If you admire Harlan Ellison because he dares utter all the criticisms of what is stupid and mindless in our popular culture that you, yourself, would utter if you were not so timid or polite, you will like this book.
If you liked the biopic "Dreams With Sharp Teeth," you'll like this book. Ellison was the same prickly guy in the 70s and the 80s that he is today.
If you thought the 1970s "Star Wars" trilogy was the tritest of trite plots lamely supported by then-state-of-the-art special effects, but have always been afraid to admit it, you'll like this book.
If you think Steven Spielberg has had more misses than hits, you'll love this book.
The book is a collection of many of Ellison's movie reviews (or really, movie criticism in the best sense of the word) over the years, mostly reviews of SF and fantasy flicks. One caution - the reviews can be repetitive, even monotonous. Ellison wrote them rather sporadically, and many of the reviews were published two or three months after the previous review. A reader reading them as they were originally published would surely have found the same criticisms leveled at Spielberg and his protégés far less monotonous than one who reads three of them consecutively in an evening.
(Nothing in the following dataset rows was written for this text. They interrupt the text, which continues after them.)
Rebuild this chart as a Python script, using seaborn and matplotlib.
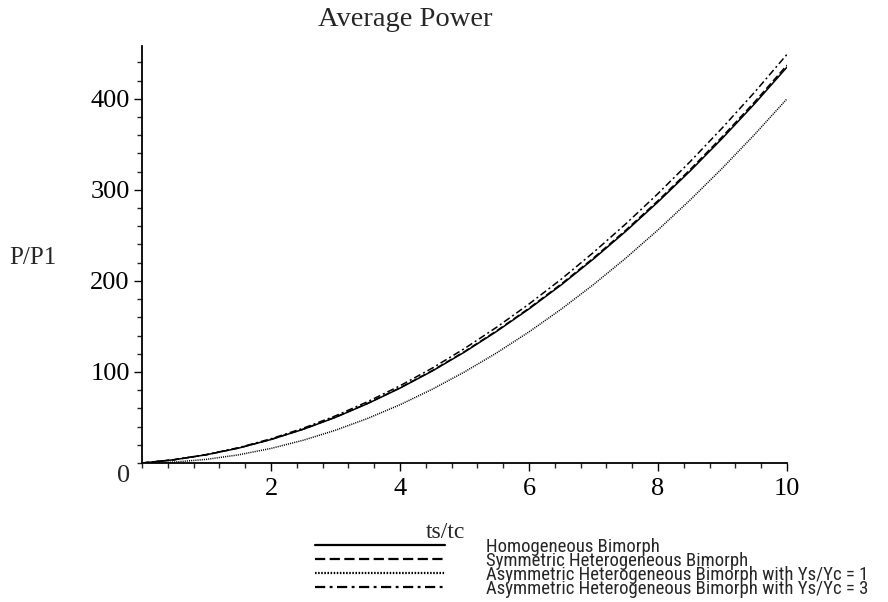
import numpy as np
import pandas as pd
import matplotlib
matplotlib.use("Agg")
import matplotlib.pyplot as plt
from matplotlib import font_manager
import seaborn as sns
from matplotlib.ticker import MultipleLocator, FixedLocator

# ---- data ----
ts_tc = [0, 0.5, 1, 1.5, 2, 2.5, 3, 3.5, 4, 4.5, 5, 5.5, 6, 6.5, 7, 7.5, 8, 8.5, 9, 9.5, 10]
homogeneous = [0, 3.6, 9.1, 16.4, 25.8, 37.0, 50.1, 65.3, 82.2, 101.0, 121.8, 144.6, 169.2,
               195.6, 224.1, 254.4, 286.7, 320.8, 356.8, 394.7, 434.8]
symmetric = [0, 3.6, 9.1, 16.5, 25.9, 37.2, 50.4, 65.6, 82.6, 101.5, 122.4, 145.3, 170.0,
             196.6, 225.2, 255.7, 288.1, 322.4, 358.6, 396.7, 437]
asym_1 = [0, 1, 4, 9, 16, 25, 36, 49, 64, 81, 100, 121, 144, 169, 196, 225, 256, 289, 324,
          361, 400]
asym_3 = [0, 3.7, 9.3, 16.9, 26.6, 38.2, 51.8, 67.4, 84.8, 104.2, 125.7, 149.2, 174.6,
          201.9, 231.3, 262.6, 295.9, 331.1, 368.3, 407.4, 448.8]
series_names = ["Homogeneous Bimorph",
                "Symmetric Heterogeneous Bimorph",
                "Asymmetric Heterogeneous Bimorph with Ys/Yc = 1",
                "Asymmetric Heterogeneous Bimorph with Ys/Yc = 3"]
x_ticks = [2, 4, 6, 8, 10]
y_ticks = [100, 200, 300, 400]

frames = []
for name, vals in zip(series_names, [homogeneous, symmetric, asym_1, asym_3]):
    frames.append(pd.DataFrame({"ts/tc": ts_tc, "P/P1": vals, "series": name}))
df = pd.concat(frames, ignore_index=True)

sns.set_style("ticks")
plt.rcParams["font.family"] = ["Liberation Serif", "DejaVu Serif"]

fig = plt.figure(figsize=(8.88, 6.02), dpi=100)
ax = fig.add_axes([142 / 888, 1 - 463 / 602, (787 - 142) / 888, (463 - 46) / 602])

dashes = {series_names[0]: "",
          series_names[1]: (4.6, 2.0),
          series_names[2]: (0.7, 0.7),
          series_names[3]: (4.6, 2.0, 1.3, 2.0)}
sns.lineplot(data=df, x="ts/tc", y="P/P1", hue="series", style="series",
             palette=["black"] * 4, dashes=dashes, linewidth=1.1, ax=ax,
             legend=True, hue_order=series_names, style_order=series_names)

ax.set_xlim(0, 10)
ax.set_ylim(0, 458)
for s in ["top", "right"]:
    ax.spines[s].set_visible(False)
for s in ["left", "bottom"]:
    ax.spines[s].set_linewidth(1.3)
    ax.spines[s].set_color("black")

ax.xaxis.set_major_locator(FixedLocator(x_ticks))
ax.yaxis.set_major_locator(FixedLocator(y_ticks))
ax.xaxis.set_minor_locator(MultipleLocator(0.4))
ax.yaxis.set_minor_locator(MultipleLocator(20))
ax.tick_params(which="major", length=5.8, width=1.0, direction="out", labelsize=19,
               colors="black")
ax.tick_params(which="minor", length=3.6, width=1.0, direction="out")
ax.tick_params(axis="x", which="major", pad=5)
ax.tick_params(axis="y", which="major", pad=3)

ax.annotate("0", xy=(0, 0), xycoords="data", xytext=(-13, -9), textcoords="offset points",
            ha="center", va="center", fontsize=19)

ax.set_xlabel("ts/tc", fontsize=17)
ax.xaxis.set_label_coords((445 - 142) / 645, (463 - 522) / 417)
ax.set_ylabel("P/P1", fontsize=18, rotation=0, ha="center", va="center")
ax.yaxis.set_label_coords((33 - 142) / 645, (463 - 258) / 417)

fig.text(405 / 888, 1 - 19 / 602, "Average Power", ha="center", va="center", fontsize=20.5)

# legend font: prefer a condensed sans family if one is installed
names = {f.name for f in font_manager.fontManager.ttflist}
leg_family = None
for cand in ["Liberation Sans Narrow", "Arial Narrow", "Roboto Condensed",
             "Open Sans Condensed", "DejaVu Sans Condensed"]:
    if cand in names:
        leg_family = cand
        break
if leg_family is None:
    leg_family = "Liberation Sans"

# fit the size so the longest label spans about 397 px
renderer = fig.canvas.get_renderer()
size = 12.0
probe = fig.text(0, 0, series_names[3], fontsize=size, family=leg_family)
w = probe.get_window_extent(renderer).width
probe.remove()
size = min(13.5, size * 397.0 / w)
row_px = 14.0
labelspacing = (row_px - 0.96 * size / 0.72) / (size / 0.72)

handles, labels = ax.get_legend_handles_labels()
for h in handles:
    h.set_linewidth(1.6)
leg = ax.legend(handles, labels, loc="upper left",
                bbox_to_anchor=(315 / 888, 1 - 538 / 602), bbox_transform=fig.transFigure,
                frameon=False, borderpad=0, borderaxespad=0, handlelength=130 * 0.72 / size,
                handletextpad=41 * 0.72 / size, labelspacing=labelspacing,
                prop={"family": leg_family, "size": size})

fig.savefig("out.png", dpi=100, facecolor="white")
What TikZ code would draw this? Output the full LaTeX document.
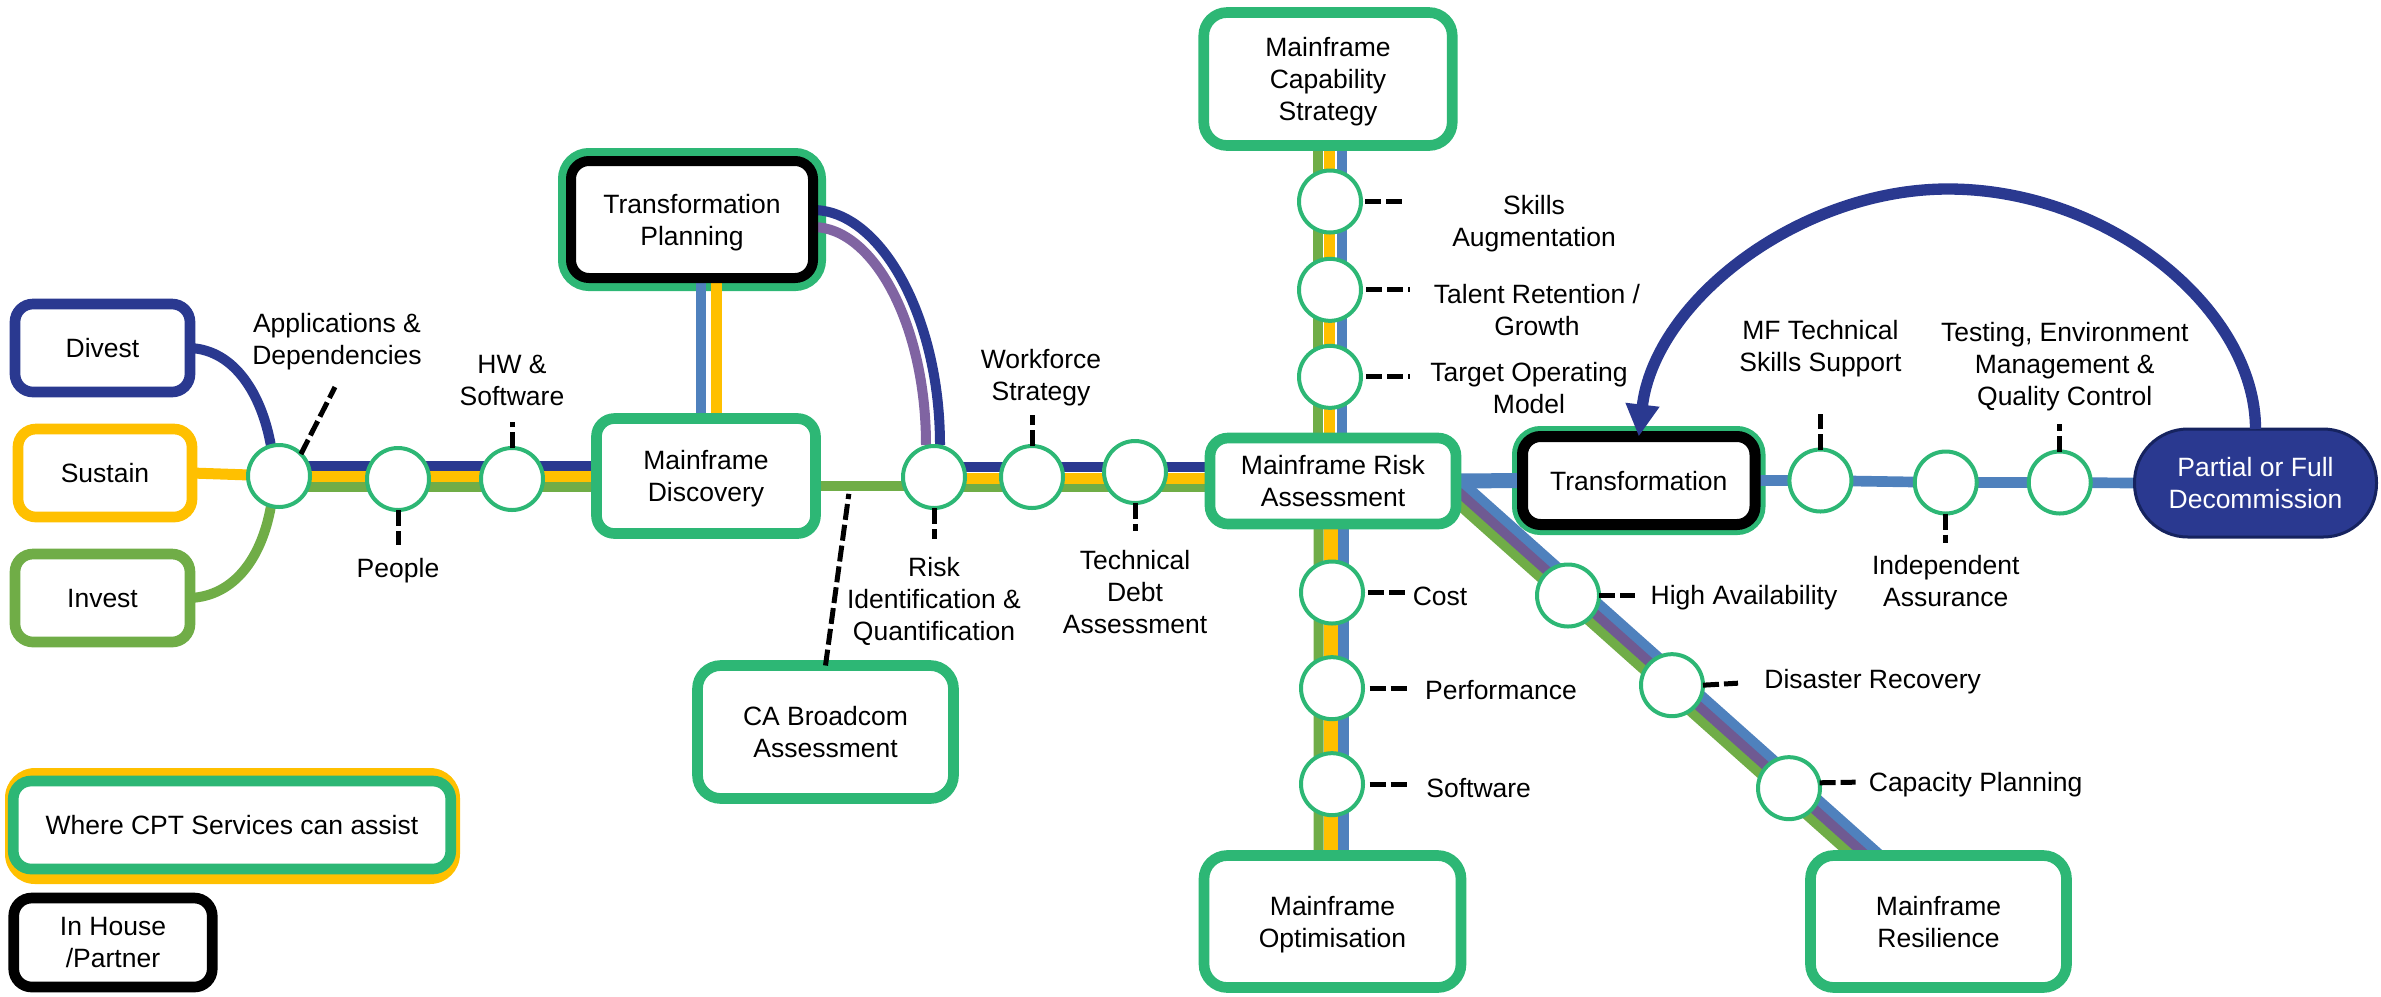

Ellison does hold some unaccountable opinions. On the strength of his praise of "Raiders of the Lost Ark," my husband and I, who had not seen it in decades, rented it, and even went to the trouble of projecting it on our 5-foot screen - and I thought it was rather stupid and tedious. Why Ellison, who in other reviews takes Spielberg and his ilk to task for using cartoon violence conventions in live action films, and for asking us to suspend our disbelief without giving us any reason to do so, found anything praiseworthy in "Raiders" is a mystery.
Repetition and puzzlement aside, the book is worth dipping into, if not necessarily reading cover-to-cover. Not only is Ellison's language crisp (nowhere crisper than when his pen is dipped in poison), but he writes the kind of movie criticism that is becoming a lost art, the kind that asks that a movie be both entertaining AND have redeeming qualities as a work of art. Moreover, Ellison points out that viewers will rise to the expectations Hollywood has of them - if you provide them with schlock, they'll eat it up, but if you give them a truly entertaining movie that demands something of them, too, they may in fact surprise you with their enthusiasm for it.